◆ **DATA TO PROCESS**:

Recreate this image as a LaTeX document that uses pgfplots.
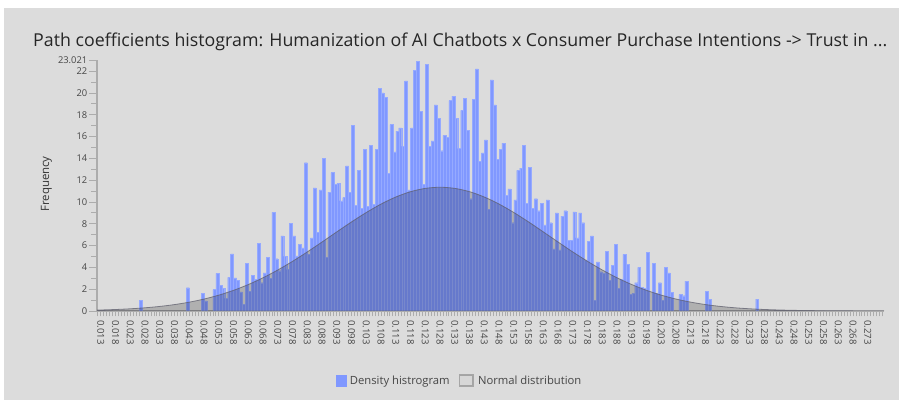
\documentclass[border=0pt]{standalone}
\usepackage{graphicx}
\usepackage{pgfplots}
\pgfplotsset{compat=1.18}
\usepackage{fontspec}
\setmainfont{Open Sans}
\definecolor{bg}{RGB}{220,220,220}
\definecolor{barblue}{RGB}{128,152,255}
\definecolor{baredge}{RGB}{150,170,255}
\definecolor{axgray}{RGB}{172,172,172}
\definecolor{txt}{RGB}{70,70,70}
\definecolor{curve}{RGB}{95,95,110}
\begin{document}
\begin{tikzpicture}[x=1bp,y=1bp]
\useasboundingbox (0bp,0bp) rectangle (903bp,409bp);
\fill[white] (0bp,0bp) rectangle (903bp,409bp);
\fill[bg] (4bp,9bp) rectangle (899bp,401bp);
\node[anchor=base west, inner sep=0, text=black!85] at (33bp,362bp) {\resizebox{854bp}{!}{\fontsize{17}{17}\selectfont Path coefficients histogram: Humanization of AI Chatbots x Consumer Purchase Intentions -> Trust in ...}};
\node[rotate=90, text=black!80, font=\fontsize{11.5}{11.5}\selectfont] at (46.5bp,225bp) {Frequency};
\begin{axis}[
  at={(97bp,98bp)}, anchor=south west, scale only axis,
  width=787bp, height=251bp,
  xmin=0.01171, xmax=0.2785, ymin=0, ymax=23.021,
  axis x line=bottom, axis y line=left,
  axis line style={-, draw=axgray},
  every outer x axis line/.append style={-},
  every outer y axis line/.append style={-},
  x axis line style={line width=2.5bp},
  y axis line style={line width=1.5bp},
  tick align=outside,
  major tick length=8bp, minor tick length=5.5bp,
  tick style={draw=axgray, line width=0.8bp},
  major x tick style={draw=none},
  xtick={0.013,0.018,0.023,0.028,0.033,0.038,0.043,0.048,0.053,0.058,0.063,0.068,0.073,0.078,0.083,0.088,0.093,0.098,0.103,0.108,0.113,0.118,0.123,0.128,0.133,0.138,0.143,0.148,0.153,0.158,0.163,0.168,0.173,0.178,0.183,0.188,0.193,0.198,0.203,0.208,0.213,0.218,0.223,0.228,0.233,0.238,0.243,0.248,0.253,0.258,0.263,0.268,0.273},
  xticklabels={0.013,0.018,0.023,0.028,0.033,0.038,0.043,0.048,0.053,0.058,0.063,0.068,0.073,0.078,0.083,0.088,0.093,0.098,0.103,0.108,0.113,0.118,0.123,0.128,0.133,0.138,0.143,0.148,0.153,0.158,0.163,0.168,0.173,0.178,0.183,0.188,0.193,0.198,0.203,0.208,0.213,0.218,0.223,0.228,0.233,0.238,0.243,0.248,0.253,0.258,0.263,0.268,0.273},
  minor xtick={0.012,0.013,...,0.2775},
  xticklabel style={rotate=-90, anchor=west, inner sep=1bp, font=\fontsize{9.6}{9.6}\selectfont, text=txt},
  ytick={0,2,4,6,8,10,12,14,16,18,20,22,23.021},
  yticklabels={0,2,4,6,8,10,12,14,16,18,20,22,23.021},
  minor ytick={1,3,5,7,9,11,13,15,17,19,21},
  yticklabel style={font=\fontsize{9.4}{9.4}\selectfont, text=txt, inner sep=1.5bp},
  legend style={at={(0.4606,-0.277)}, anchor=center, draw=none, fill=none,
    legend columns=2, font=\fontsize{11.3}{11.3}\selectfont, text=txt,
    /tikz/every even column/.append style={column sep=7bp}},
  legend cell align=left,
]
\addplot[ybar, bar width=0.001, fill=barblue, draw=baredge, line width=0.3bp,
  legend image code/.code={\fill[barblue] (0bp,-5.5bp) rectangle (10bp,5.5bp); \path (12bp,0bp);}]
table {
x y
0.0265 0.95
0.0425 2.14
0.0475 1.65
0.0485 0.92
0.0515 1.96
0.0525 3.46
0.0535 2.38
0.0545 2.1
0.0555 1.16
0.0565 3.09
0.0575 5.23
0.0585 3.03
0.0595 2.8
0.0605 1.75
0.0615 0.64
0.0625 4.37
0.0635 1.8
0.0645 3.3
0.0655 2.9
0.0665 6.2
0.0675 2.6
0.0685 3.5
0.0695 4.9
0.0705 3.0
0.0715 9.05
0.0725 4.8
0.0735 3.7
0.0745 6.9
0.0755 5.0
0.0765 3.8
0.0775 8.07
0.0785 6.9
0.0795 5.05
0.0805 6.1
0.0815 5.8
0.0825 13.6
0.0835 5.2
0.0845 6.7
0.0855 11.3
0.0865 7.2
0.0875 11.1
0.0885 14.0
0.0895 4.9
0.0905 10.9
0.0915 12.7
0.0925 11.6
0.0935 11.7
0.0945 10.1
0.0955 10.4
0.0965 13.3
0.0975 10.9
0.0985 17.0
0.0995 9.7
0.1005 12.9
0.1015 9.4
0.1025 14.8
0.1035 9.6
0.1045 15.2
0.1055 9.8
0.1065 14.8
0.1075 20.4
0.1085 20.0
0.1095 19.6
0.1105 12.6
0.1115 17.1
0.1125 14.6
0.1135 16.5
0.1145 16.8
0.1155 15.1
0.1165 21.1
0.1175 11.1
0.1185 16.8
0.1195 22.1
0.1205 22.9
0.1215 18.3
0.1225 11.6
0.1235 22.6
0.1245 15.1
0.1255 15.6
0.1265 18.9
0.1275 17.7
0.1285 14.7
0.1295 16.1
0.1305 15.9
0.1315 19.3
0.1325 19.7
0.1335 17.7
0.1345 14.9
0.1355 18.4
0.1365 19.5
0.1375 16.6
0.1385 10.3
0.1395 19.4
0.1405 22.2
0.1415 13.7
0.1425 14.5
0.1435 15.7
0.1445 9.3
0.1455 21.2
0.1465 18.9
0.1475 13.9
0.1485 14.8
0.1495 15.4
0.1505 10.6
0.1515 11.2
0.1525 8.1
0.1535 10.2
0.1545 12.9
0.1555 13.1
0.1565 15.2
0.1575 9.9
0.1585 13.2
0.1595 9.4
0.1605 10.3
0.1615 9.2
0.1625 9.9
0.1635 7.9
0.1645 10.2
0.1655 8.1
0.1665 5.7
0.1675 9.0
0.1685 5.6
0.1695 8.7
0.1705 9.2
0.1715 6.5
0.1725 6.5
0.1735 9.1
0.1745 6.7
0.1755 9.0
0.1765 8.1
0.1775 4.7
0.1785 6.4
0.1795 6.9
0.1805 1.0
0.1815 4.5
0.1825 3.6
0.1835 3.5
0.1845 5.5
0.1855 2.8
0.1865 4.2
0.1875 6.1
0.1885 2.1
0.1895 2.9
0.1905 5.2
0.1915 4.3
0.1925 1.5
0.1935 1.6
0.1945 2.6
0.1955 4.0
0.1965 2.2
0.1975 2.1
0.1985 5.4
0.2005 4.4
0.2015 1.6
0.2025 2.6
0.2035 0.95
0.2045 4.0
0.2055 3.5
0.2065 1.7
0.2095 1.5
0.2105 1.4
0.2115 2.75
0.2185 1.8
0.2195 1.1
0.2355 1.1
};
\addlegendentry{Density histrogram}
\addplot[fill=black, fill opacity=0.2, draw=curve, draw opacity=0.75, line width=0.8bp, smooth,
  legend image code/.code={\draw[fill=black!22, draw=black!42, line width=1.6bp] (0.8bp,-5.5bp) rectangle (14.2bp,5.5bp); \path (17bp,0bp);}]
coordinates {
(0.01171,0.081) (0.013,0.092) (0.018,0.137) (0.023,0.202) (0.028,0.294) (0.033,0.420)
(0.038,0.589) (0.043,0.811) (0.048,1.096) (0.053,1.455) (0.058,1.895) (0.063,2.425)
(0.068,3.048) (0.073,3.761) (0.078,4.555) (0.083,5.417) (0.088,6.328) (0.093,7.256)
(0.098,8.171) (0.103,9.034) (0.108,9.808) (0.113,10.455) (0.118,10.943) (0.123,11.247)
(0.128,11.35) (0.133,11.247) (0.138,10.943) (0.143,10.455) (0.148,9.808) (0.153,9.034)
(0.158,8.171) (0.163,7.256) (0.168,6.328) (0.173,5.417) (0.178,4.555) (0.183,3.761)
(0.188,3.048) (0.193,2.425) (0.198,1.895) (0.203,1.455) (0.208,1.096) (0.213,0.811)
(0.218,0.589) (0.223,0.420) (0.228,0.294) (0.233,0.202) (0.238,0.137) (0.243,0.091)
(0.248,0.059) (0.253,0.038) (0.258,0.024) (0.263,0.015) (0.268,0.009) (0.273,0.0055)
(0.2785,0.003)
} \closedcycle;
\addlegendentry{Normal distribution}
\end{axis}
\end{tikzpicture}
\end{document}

...

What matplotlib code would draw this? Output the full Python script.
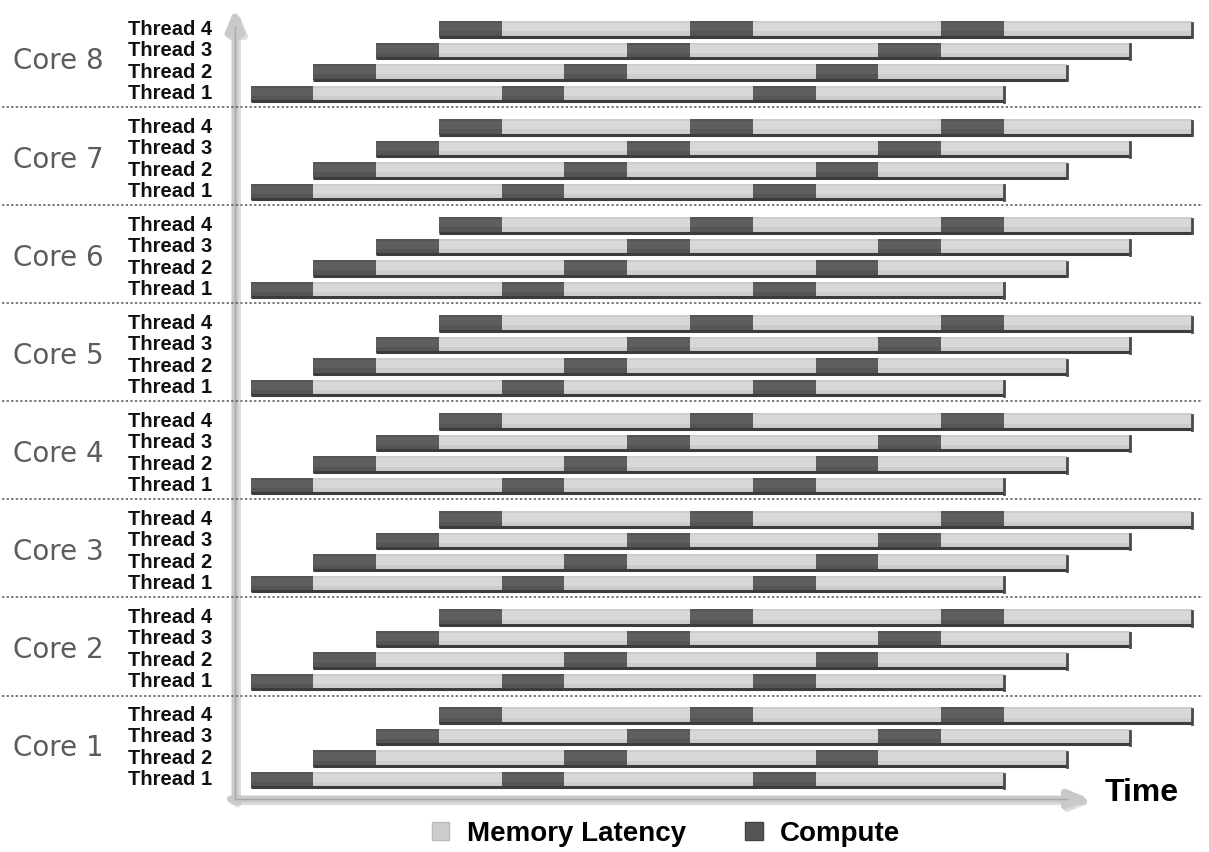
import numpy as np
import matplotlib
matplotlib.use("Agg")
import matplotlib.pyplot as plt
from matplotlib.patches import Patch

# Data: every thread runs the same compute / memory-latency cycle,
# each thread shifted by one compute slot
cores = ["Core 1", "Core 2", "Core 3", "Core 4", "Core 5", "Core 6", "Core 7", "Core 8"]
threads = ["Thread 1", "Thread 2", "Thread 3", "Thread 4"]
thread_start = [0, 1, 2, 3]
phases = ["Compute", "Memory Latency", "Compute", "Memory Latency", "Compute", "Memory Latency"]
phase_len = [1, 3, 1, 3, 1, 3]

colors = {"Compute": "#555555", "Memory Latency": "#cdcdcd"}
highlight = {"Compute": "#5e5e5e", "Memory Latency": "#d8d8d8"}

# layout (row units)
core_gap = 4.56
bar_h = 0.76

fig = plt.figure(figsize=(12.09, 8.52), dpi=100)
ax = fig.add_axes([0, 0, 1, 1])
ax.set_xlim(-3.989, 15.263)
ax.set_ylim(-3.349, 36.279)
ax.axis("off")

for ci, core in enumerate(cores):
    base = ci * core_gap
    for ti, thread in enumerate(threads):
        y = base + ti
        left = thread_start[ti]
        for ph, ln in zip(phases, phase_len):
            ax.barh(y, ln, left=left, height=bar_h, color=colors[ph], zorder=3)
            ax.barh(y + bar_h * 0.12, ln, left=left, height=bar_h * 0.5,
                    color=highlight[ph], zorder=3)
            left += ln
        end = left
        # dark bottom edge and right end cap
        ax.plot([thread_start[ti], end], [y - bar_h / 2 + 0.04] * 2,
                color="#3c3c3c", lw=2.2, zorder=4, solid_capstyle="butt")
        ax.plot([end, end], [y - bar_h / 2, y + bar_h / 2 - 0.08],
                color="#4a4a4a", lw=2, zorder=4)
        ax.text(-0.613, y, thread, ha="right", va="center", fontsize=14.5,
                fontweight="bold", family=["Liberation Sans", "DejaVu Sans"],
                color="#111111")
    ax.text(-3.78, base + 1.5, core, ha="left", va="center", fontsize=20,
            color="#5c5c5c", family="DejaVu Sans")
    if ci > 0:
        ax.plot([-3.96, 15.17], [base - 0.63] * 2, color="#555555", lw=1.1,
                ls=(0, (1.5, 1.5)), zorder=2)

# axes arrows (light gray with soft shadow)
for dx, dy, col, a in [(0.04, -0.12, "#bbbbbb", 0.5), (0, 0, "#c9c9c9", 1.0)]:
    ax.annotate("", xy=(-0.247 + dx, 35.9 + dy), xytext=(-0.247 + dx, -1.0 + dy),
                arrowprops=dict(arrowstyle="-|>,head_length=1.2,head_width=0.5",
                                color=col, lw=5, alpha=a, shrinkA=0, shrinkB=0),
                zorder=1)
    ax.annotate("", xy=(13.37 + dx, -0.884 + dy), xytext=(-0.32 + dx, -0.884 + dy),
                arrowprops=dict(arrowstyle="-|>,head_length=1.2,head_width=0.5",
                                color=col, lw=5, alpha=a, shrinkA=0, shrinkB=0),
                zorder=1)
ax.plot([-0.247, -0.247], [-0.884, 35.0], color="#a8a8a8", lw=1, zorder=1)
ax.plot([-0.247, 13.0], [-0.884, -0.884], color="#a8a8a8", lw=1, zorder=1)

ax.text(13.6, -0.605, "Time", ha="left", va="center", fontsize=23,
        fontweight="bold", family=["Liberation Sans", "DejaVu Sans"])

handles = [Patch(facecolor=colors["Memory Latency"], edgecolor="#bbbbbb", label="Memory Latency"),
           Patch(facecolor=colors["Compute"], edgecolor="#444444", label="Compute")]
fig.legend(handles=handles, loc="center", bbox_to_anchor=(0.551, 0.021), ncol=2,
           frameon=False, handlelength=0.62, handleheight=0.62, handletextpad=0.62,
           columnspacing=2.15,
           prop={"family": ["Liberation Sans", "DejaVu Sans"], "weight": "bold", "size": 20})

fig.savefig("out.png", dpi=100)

◆ **WORK TO DO**: Copy each line above that contains the word "this".

◆ **OUTPUT BELOW**:
Recreate this image as a LaTeX document that uses pgfplots.
What matplotlib code would draw this? Output the full Python script.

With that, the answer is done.